Toutes ces divisions regardent sans doute moins les arts dramatiques que la philosophie; mais si nous nous étendons sur ce point trop longuement et trop minutieusement, c'est pour procéder avec plus d'ordre et pour faire comprendre l'utilité de la logique à côté des règles de pratique. Ce n'est pas que nous ayons l'intention de donner autant de développement à toutes nos sections: les principes généraux que nous établissons ici, devant être applicables à toutes les passions, puisque dans toutes les passions il y a désir, il fallait que nous fussions méthodiques pour celle-ci, pour être plus brefs dans l'analyse des autres. D'un autre côté, et, comme nous l'avons dit, les matières que nous traitons doivent être reportées à

une série de problèmes dont la solution regarde le lecteur: il lui serait impossible d'en faire l'application, si nous évitions aussi le détail des raisonnements.

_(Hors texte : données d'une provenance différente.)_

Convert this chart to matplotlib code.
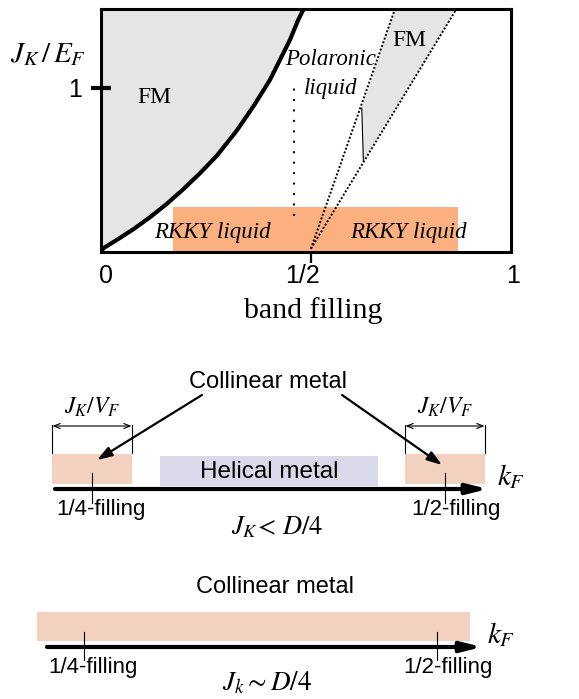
import matplotlib
matplotlib.use("Agg")
import matplotlib.pyplot as plt
from matplotlib.patches import Rectangle
from matplotlib.transforms import ScaledTranslation
import numpy as np

plt.rcParams['mathtext.fontset'] = 'stix'

W, H = 579, 699
SERIF = 'Liberation Serif'
SANS = 'Liberation Sans'

# ---------------- data: top phase diagram ----------------
fm_curve_x = [0.0, 0.0056, 0.0383, 0.0788, 0.1195, 0.1602, 0.2007, 0.2415, 0.2822,
              0.331, 0.3715, 0.4122, 0.4366, 0.4610, 0.4812, 0.4934, 0.4945]
fm_curve_y = [0.0, 0.0226, 0.0732, 0.1384, 0.2116, 0.2927, 0.3823, 0.4799, 0.5854,
              0.739, 0.886, 1.0488, 1.1707, 1.2927, 1.4146, 1.4756, 1.48]
rkky_x = [0.176, 0.871]
rkky_y = [0.0, 0.274]
polaron_dots_x = [0.471, 0.471]
polaron_dots_y = [0.226, 1.05]
wedge_vertex = (0.512, 0.02)
wedge_top_x = [0.717, 0.867]
fm2_x = [0.717, 0.867, 0.640, 0.636]
fm2_y = [1.48, 1.48, 0.551, 0.876]
ymax = 1.48
xticks_pos = [0.0, 0.512, 1.0]
xtick_labels = ['0', '1/2', '1']
yticks_pos = [1.0]
ytick_labels = ['1']

# ---------------- data: k_F panels ----------------
fillings = [0.25, 0.5]
filling_labels = ['1/4-filling', '1/2-filling']
window_width = 0.056          # J_K / V_F
helical_k = [0.2982, 0.4525]
axis2_k = [0.2238, 0.5304]
collinear_arrow_from = [0.3279, 0.4271]
collinear_arrow_to = [0.2535, 0.4979]
band3_k = [0.2167, 0.5234]
axis3_k = [0.2238, 0.5319]

GRAY = '#e5e5e5'
ORANGE = '#fcb07f'
PINK = '#f2d1c0'
LAV = '#d9d9ea'

fig = plt.figure(figsize=(W / 100, H / 100), dpi=100)

def fx(px):
    return px / W

def fy(py):
    return 1 - py / H

# ---------------- top panel ----------------
ax = fig.add_axes([fx(101), fy(252), (511 - 101) / W, (252 - 9) / H])
ax.set_xlim(0, 1)
ax.set_ylim(0, ymax)
for s in ax.spines.values():
    s.set_linewidth(2.2)
    s.set_zorder(10)

ax.fill([0] + fm_curve_x + [0], [0] + fm_curve_y + [ymax], color=GRAY, lw=0, zorder=1)
ax.add_patch(Rectangle((rkky_x[0], rkky_y[0]), rkky_x[1] - rkky_x[0], rkky_y[1] - rkky_y[0],
                       color=ORANGE, lw=0, zorder=2))
ax.fill(fm2_x, fm2_y, color=GRAY, lw=0, zorder=1)
ax.plot(fm_curve_x, fm_curve_y, color='k', lw=3.0, zorder=5, solid_capstyle='butt',
        solid_joinstyle='round')
ax.plot(polaron_dots_x, polaron_dots_y, color='k', lw=1.6, linestyle=(0, (0.1, 4.6)),
        dash_capstyle='round', zorder=6)
for xt in wedge_top_x:
    ax.plot([wedge_vertex[0], xt], [wedge_vertex[1], ymax], color='k', lw=1.4,
            linestyle=(0, (1, 1.0)), zorder=6)
ax.plot(fm2_x[2:], fm2_y[2:], color='k', lw=0.8, zorder=6)

ax.set_xticks(xticks_pos)
ax.set_xticklabels(xtick_labels, fontfamily=SANS, fontsize=18)
ax.set_yticks(yticks_pos)
ax.set_yticklabels(ytick_labels, fontfamily=SANS, fontsize=18)
ax.tick_params(axis='x', direction='inout', length=16, width=1.6, pad=1)
ax.tick_params(axis='y', direction='inout', length=15, width=3.0, pad=6)
xt_objs = ax.xaxis.get_major_ticks()
for i in (0, 2):
    xt_objs[i].tick1line.set_visible(False)
x_shifts = [5, -8, 2]
for lab, dx in zip(ax.get_xticklabels(), x_shifts):
    lab.set_transform(lab.get_transform() + ScaledTranslation(dx / 100, 0, fig.dpi_scale_trans))

ax.text(0.13, 0.94, 'FM', fontfamily=SERIF, fontsize=17, ha='center', va='center', zorder=8)
ax.text(0.752, 1.29, 'FM', fontfamily=SERIF, fontsize=17, ha='center', va='center', zorder=8)
ax.text(0.561, 1.17, 'Polaronic', fontfamily=SERIF, fontsize=16.5, style='italic',
        ha='center', va='center', zorder=8)
ax.text(0.559, 0.995, 'liquid', fontfamily=SERIF, fontsize=16.5, style='italic',
        ha='center', va='center', zorder=8)
ax.text(0.273, 0.12, 'RKKY liquid', fontfamily=SERIF, fontsize=16.5, style='italic',
        ha='center', va='center', zorder=8)
ax.text(0.75, 0.12, 'RKKY liquid', fontfamily=SERIF, fontsize=16.5, style='italic',
        ha='center', va='center', zorder=8)

fig.text(fx(48), fy(54), r'$J_K\,/\,E_F$', fontsize=21, ha='center', va='center')
fig.text(fx(313), fy(311), 'band filling', fontfamily=SERIF, fontsize=21.5,
         ha='center', va='center')

# ---------------- middle panel: J_K < D/4 ----------------
def k_lim(px_quarter):
    scale = 1412.0
    return (0.25 - px_quarter / scale, 0.25 + (W - px_quarter) / scale)

ax2 = fig.add_axes([0, fy(540), 1, 200 / H])
ax2.set_xlim(*k_lim(92))
ax2.set_ylim(0, 200)
ax2.axis('off')

for f in fillings:
    ax2.add_patch(Rectangle((f - window_width / 2, 56), window_width, 30, color=PINK, lw=0))
    ax2.plot([f, f], [37, 67], color='k', lw=0.8)
    for e in (f - window_width / 2, f + window_width / 2):
        ax2.plot([e, e], [87, 115], color='k', lw=0.8)
    ax2.annotate('', xy=(f + window_width / 2, 114), xytext=(f - window_width / 2, 114),
                 arrowprops=dict(arrowstyle='<->,head_length=0.45,head_width=0.18', lw=0.8,
                                 color='k', shrinkA=0, shrinkB=0))
    ax2.text(f, 133, r'$J_K/V_F$', fontsize=17, ha='center', va='center')

ax2.add_patch(Rectangle((helical_k[0], 54), helical_k[1] - helical_k[0], 30, color=LAV, lw=0))
ax2.text(np.mean(helical_k), 68, 'Helical metal', fontfamily=SANS, fontsize=17.5,
         ha='center', va='center')
ax2.annotate('', xy=(axis2_k[1], 51), xytext=(axis2_k[0], 51),
             arrowprops=dict(arrowstyle='-|>,head_length=1.2,head_width=0.3', lw=3, color='k',
                             shrinkA=0, shrinkB=0))
ax2.text(0.5368, 63, r'$k_F$', fontsize=21, ha='left', va='center')
ax2.text(fillings[0] + 0.0062, 30, filling_labels[0], fontfamily=SANS, fontsize=16,
         ha='center', va='center')
ax2.text(fillings[1] + 0.0075, 30, filling_labels[1], fontfamily=SANS, fontsize=16,
         ha='center', va='center')
ax2.text(0.3746, 158, 'Collinear metal', fontfamily=SANS, fontsize=17, ha='center',
         va='center')
for a, b, yb in zip(collinear_arrow_from, collinear_arrow_to, (80, 75)):
    ax2.annotate('', xy=(b, yb), xytext=(a, 145),
                 arrowprops=dict(arrowstyle='-|>,head_length=0.9,head_width=0.3', lw=1.6,
                                 color='k', shrinkA=0, shrinkB=0))
ax2.text(0.381, 13, r'$J_K\!<\,D/4$', fontsize=19, ha='center', va='center')

# ---------------- bottom panel: J_k ~ D/4 ----------------
ax3 = fig.add_axes([0, 0, 1, 159 / H])
ax3.set_xlim(*k_lim(84))
ax3.set_ylim(0, 159)
ax3.axis('off')
ax3.add_patch(Rectangle((band3_k[0], 58), band3_k[1] - band3_k[0], 29, color=PINK, lw=0))
for f in fillings:
    ax3.plot([f, f], [39, 67], color='k', lw=0.8)
ax3.annotate('', xy=(axis3_k[1], 52), xytext=(axis3_k[0], 52),
             arrowprops=dict(arrowstyle='-|>,head_length=1.2,head_width=0.3', lw=3, color='k',
                             shrinkA=0, shrinkB=0))
ax3.text(0.5354, 64, r'$k_F$', fontsize=21, ha='left', va='center')
ax3.text(fillings[0] + 0.0064, 31, filling_labels[0], fontfamily=SANS, fontsize=16,
         ha='center', va='center')
ax3.text(fillings[1] + 0.0078, 31, filling_labels[1], fontfamily=SANS, fontsize=16,
         ha='center', va='center')
ax3.text(0.3853, 112, 'Collinear metal', fontfamily=SANS, fontsize=17,
         ha='center', va='center')
ax3.text(0.3796, 16, r'$J_k\sim D/4$', fontsize=19.5, ha='center', va='center')

fig.savefig('out.png', dpi=100)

DIVISION DES MOYENS QU'ON EMPLOIE POUR ARRIVER
AU BUT DES DÉSIRS.

Pour satisfaire les désirs d'attraction, lorsqu'ils se rapportent à des objets matériels, ou à des êtres animés, on peut ou se porter soi-même sur l'objet et chercher à le saisir, comme le chasseur poursuit sa proie, comme le satyre lascif recherche la nymphe timide qui le fuit; ou bien attirer cet objet, soit en l'appelant, soit en l'attirant par des rapports sympathiques.

En effet, dans leurs fables ingénieuses, les poëtes ont donné à la sirène le pouvoir d'endormir le voyageur par son chant, afin de l'entraîner dans l'abîme et d'en faire sa pâture. Cela nous explique pourquoi le renard loue le corbeau, c'est-à-dire pourquoi le courtisan flatte l'amour-propre de son maître, quand il veut mériter ses bonnes grâces, ou en obtenir une faveur.

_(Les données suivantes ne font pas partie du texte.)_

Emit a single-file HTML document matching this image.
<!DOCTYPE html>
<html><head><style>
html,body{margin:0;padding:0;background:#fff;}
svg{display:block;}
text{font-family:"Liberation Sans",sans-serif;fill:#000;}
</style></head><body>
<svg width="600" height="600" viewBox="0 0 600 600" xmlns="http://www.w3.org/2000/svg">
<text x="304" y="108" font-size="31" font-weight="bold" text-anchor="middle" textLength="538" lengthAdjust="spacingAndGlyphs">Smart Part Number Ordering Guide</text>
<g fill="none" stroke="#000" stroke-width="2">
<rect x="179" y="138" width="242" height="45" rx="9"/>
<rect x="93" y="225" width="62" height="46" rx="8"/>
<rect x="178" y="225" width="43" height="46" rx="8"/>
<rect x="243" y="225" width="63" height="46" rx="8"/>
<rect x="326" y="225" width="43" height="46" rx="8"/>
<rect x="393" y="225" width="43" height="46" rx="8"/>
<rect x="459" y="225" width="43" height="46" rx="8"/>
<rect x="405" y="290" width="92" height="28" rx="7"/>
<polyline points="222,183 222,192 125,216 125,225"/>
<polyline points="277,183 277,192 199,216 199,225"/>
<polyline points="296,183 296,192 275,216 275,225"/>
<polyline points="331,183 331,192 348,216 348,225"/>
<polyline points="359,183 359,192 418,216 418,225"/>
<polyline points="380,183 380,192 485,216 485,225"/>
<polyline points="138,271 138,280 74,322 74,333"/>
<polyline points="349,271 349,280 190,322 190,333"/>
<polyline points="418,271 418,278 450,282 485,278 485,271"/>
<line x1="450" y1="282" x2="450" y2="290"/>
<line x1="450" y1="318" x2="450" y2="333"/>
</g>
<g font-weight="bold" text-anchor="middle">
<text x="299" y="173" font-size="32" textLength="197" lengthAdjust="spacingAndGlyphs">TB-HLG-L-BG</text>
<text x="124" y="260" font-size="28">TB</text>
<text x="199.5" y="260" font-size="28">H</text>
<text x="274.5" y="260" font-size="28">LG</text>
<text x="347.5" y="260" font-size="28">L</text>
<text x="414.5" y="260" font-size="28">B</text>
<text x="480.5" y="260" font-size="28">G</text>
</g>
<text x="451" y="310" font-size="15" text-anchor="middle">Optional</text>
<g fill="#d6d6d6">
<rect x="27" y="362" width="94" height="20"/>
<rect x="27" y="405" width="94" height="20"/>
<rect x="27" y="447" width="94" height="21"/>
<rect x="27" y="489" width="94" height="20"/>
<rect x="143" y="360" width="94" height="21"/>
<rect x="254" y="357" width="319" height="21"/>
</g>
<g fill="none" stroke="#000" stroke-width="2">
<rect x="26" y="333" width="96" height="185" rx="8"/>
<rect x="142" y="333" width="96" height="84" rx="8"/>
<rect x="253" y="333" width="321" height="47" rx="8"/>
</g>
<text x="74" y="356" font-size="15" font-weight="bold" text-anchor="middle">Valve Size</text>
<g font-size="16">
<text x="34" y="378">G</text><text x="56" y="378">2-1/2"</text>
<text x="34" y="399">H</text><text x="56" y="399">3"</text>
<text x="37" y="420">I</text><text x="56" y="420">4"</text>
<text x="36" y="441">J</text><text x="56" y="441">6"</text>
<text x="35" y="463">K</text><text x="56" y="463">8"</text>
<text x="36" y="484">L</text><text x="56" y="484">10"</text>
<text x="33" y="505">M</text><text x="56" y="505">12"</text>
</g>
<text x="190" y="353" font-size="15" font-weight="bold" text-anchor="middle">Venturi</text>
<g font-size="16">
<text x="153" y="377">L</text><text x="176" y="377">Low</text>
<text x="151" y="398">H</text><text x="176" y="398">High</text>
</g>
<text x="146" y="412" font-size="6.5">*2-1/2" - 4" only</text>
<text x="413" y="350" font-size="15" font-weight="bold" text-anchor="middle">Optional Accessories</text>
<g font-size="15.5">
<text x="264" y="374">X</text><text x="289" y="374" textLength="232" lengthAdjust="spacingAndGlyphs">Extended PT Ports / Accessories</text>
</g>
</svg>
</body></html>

Mais on ne fait usage de ces derniers moyens, que lorsque des obstacles empêchent d'employer les premiers; soit que l'on ne puisse aborder l'objet sans le perdre à jamais, soit que l'on ait la certitude de ne pouvoir l'acquérir que par les détours; dans ce cas il y a désir concentré; car le désir libre va droit au but, et ne suit qu'une seule impulsion.